- Bhubaneswar’s municipal corporation will begin a toilet repair drive
- The city has 124 public toilets today, nearly double that of last year
- Open defecation still continues in some parts of the city
One of the core aspects of the Swachh Bharat Abhiyan has been to identify the fundamental differences between rural and urban sanitation. The urban wing of the mission, handled by Ministry of Urban Development is instrumental in ensuring the construction of public and private toilets in cities and towns. Lack of maintenance of public toilets is a common problem across urban municipalities. Due to unprecedented use of public toilets across cities and lack of adequate manpower, maintaining these on a regular basis is an issue
The Bhubaneswar Municipal Corporation (BMC), facing similar problems of public toilet maintenance, has announced a month-long programme to completely clean and repair the city’s public toilets.

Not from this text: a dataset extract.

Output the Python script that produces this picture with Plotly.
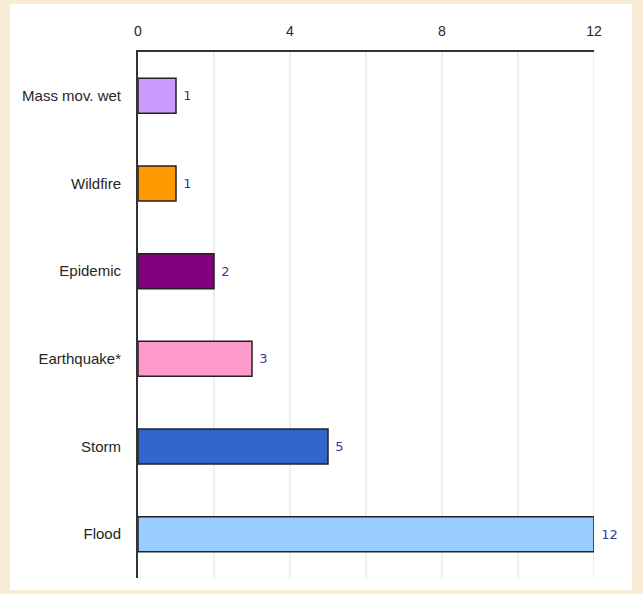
import plotly.graph_objects as go

categories = ["Mass mov. wet", "Wildfire", "Epidemic", "Earthquake*", "Storm", "Flood"]
values = [1, 1, 2, 3, 5, 12]
bar_colors = ["#CC99FF", "#FF9900", "#800080", "#FF99CC", "#3366CC", "#99CCFF"]
tick_vals = [0, 4, 8, 12]

W, H = 643, 594
L, T = 138, 52
R = W - 594
B = H - 578
pw, ph = W - L - R, H - T - B

def px_x(p):
    return (p - L) / pw

def px_y(p):
    return (H - B - p) / ph

fig = go.Figure()
fig.add_trace(go.Bar(
    y=categories, x=values, orientation="h",
    marker=dict(color=bar_colors, line=dict(color="#222222", width=1.5)),
    width=0.4,
    text=["\u00a0" + str(v) for v in values], textposition="outside",
    textfont=dict(color="#3A3A99", size=13, family="DejaVu Sans"),
    cliponaxis=False,
))

fig.update_layout(
    width=W, height=H,
    margin=dict(l=L, r=R, t=T, b=B),
    paper_bgcolor="#F7EBD5",
    plot_bgcolor="rgba(0,0,0,0)",
    showlegend=False,
    font=dict(family="Liberation Sans, Arial, sans-serif", size=15, color="#262626"),
    shapes=[dict(type="rect", xref="paper", yref="paper",
                 x0=px_x(10), x1=px_x(632), y0=px_y(590), y1=px_y(4),
                 fillcolor="white", line=dict(width=0), layer="below")],
    xaxis=dict(side="top", range=[0, 12], tickvals=tick_vals,
               ticktext=[str(t) for t in tick_vals],
               showgrid=False, zeroline=False,
               showline=True, linecolor="#333333", linewidth=2,
               ticks="", ticklabelstandoff=8, fixedrange=True,
               tickfont=dict(size=14)),
    yaxis=dict(categoryorder="array", categoryarray=categories,
               autorange="reversed", showgrid=False, zeroline=False,
               showline=True, linecolor="#333333", linewidth=2,
               ticks="", ticklabelstandoff=12, fixedrange=True),
)

# vertical gridlines every 2 units
for g in range(2, 13, 2):
    fig.add_shape(type="line", xref="x", yref="paper", x0=g, x1=g, y0=0, y1=1,
                  line=dict(color="#DDDDDD", width=1), layer="below")

fig.write_html(
    "out.html",
    config={"displayModeBar": False},
    post_script="document.body.style.margin='0';document.body.style.background='#F7EBD5';",
)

Bhubaneswar, despite being touted as a potential smart city, ranked 94 among 434 cities in Swachh Survekshan 2017, an annual ranking of cities based on cleanliness and access to clean toilets. The fall in the city’s rankings, from 24 last year to 94 this year has put the municipal corporation in a fix. The civic body is of the opinion that cleaner public toilets will definitely increase the city’s rankings in the upcoming Survekshan. The programme is expected to begin by the end of October 2017.
The whole purpose of installing public toilets is defeated if they are unclean and cannot be used by anyone. We have taken this month-long initiative to ensure that all the public toilets in the city are cleaned and have adequate water supply in them, said Krishnan Kumar, Commissioner, Bhubaneswar Municipal Corporation.
Bhubaneswar has 124 public toilets across the city. Till 2016, the number of public toilets in the city was 65 but due to the civic body’s toilet building initiatives, the number nearly doubled in a year. Though the number of toilets has increased significantly, the municipal corporation has faced repeated complaints from citizens regarding lack of water supply in some toilets, lack of adequate light and hostile behaviour from some of the staff in-charge of the toilets.
More than 50 toilets in Bhubaneswar have been built in the last year itself, so we will use this month-long drive to assess what exactly is the problem with them. We will utilise this drive to identify the individual problems associated with each newly built, as well as old toilet and ensure that these are resolved, said Mr Kumar.
Along with problems of water, light and lack of space, the attitude of people has also hurt Bhubaneswar’s public toilets. Despite the doubling of numbers in public toilets, many areas continue to see people defecating in the open. The city civic body attributes such practices to the lack of sensitisation among people. The rate of open defecation in slum areas continues to be high and the civic body has committed to spend more on information, education and communication (IEC) to educate people about the importance of using toilets. The civic body is also not entirely blaming people for the existing practice of open defecation. During this cleanup drive, feedback will be taken from people on why they do not use toilets and what could be done to make the public toilets in the city better.
We will ask people why they continue practicing open defecation and what sort of problems they face during toilet usage. Using the feedback, we can plan our next course of action, said Mr Kumar.
Bhubaneswar is the ideal example of why merely installation of toilets may not yield desired results under the Swachh Bharat Abhiyan. This month-long drive will assist the civic body in understanding sanitation behaviour in the city and what could be done to improve it.